I’ll be honest: I was quite bummed when Samsung didn’t introduce a successor to the Galaxy S10e. Instead, the Korean company only unveiled follow-ups to the Galaxy S10 and S10+ with the Galaxy S20 and S20+ respectively. Of course, there’s also the most premium (and biggest) device of the bunch, the Galaxy S20 Ultra.
While there is no direct successor to the Galaxy S10e, there is one device that comes pretty close: the Galaxy S20. Yes, it is technically the Galaxy S10’s successor, but it actually has a number of qualities that made the S10e such a compelling little device.
I consider the Galaxy S20 the spiritual successor to the Galaxy S10e, and that makes it my new favourite smartphone in the S20 series. Not quite convinced the S20 is similar to the S10e? Well, let’s break it down.
One of the best appeals of the Galaxy S10e is its compact form factor, and believe it or not, the Galaxy S20 is actually quite a compact smartphone too. In fact, the S20 is actually narrower than the S10e; the former measures only 69.1mm wide, while the S10e is wider at 69.9mm. Granted, that’s only 0.8mm of difference, but it will make the S20 easier to use with one hand. This is especially the case when you need to reach for the other side of the screen.
However, Samsung actually made a rather interesting decision with the new Galaxy S20 smartphones: their screens are now taller than ever. Previously, the S10 series had 19:9 displays, but Samsung changed the aspect ratio to a taller 20:9 format with the S20 phones.
This, in turn, makes the Galaxy S20 an unusually tall device. Measuring 151.7mm tall, it’s not quite as compact as the S10e, which is only 142.2mm tall. Nevertheless, the S20 is still small enough to fit in most pockets.
Dimensions of the Galaxy S20 aside, it also has flagship-tier hardware under the hood like the S10e. The S20 is powered by the same Samsung Exynos 990 chipset found in the more costly S20+ and S20 Ultra, just like how the S10e had the same Exynos 9820 SoC as the S10 and S10+. Basically, you’re getting the same level of processing power regardless of which device you get in the S20 series.

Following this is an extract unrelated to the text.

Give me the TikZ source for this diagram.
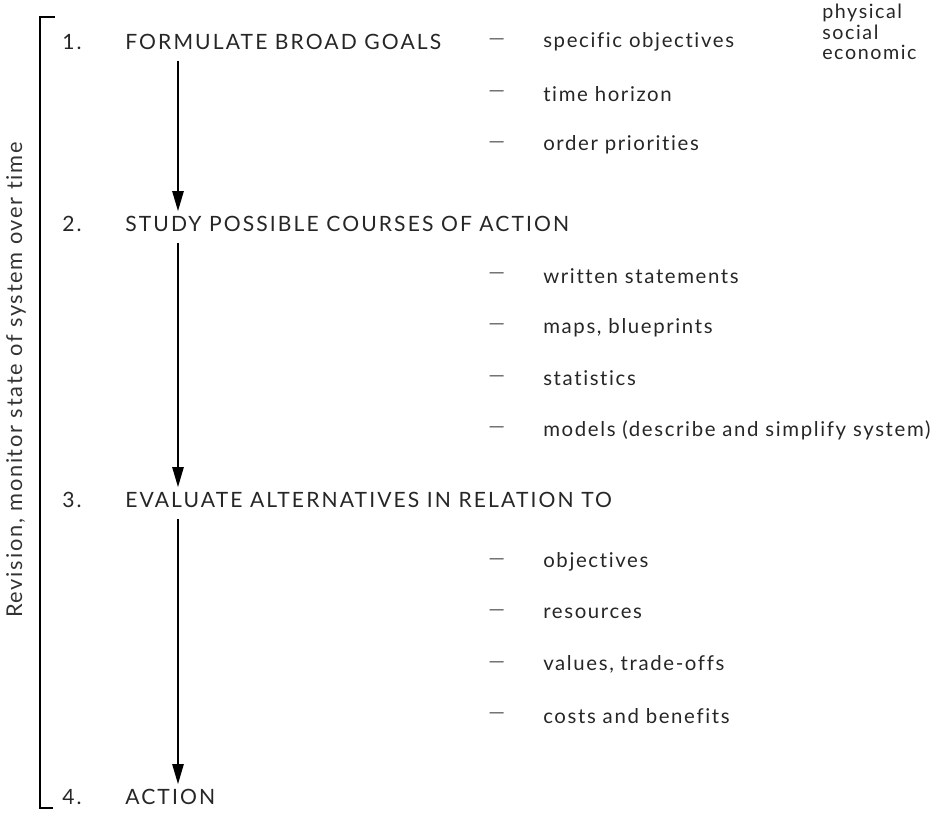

That being said, one of the biggest shortcomings of the Galaxy S10e was the fact that it felt like a “compromise.” Sure, it had the same processor as the rest of the S10 devices, but it still had a lower resolution 1080p display, no telephoto camera, and a rather average battery capacity – it was only packed with a 3,100mAh cell.
Thankfully, the Galaxy S20 doesn’t share the same fate. While it still has the smallest battery capacity of the bunch, its 4,000mAh battery should be able to deliver above average battery life. On top of that, the S20 also has a similar camera system as the S20+, which include a 12MP f/1.8 main sensor, a 12MP f/2.2 ultra-wide angle shooter, and a 64MP f/2.0 telephoto lens.
Of course, the Galaxy S20 is still a “compromise” in some way. For example, only the Galaxy S20 Ultra comes with the sophisticated quad camera system capable of doing 100x digital zoom. The regular S20 and S20+, on the other hand, can “only” achieve 30x zoom. Not quite as impressive, but still very commendable zooming performance.
But what the Galaxy S20 lacks in any possible area is made up by the fact that it doesn’t cost quite as much. See, the Galaxy S20 Ultra costs a whopping RM4,999, which makes the S20’s RM3,599 price tag a lot easier to swallow. Don’t get me wrong, RM3,599 is still a lot of money, even for a flagship smartphone like the S20.
Unfortunately, that’s one area where the Galaxy S20 is unlike the Galaxy S10e; the latter went for only RM2,699 at launch. That’s almost RM1,000 price difference, so the price of entry for Samsung’s 2020 flagship smartphone is markedly higher this year.
Even so, it doesn’t change the fact that the Samsung Galaxy S20 is a worthy (spiritual) successor to the Galaxy S10e. It’s not quite as affordable anymore, but it does come with a number of excellent upgrades. There’s the bigger, sharper 6.2-inch 3200 x 1440 Dynamic AMOLED 2X display with a fast 120Hz refresh rate, an ultrasonic in-screen fingerprint sensor, and a versatile camera system.
If you, like me, are not thrilled by the absence of a successor to the Galaxy S10e, you should really give the Galaxy S20 a consideration or two. It may not be quite as compact as the S10e, but the S20 is still one of very few flagship smartphones in the market now that you can use comfortably with only one hand.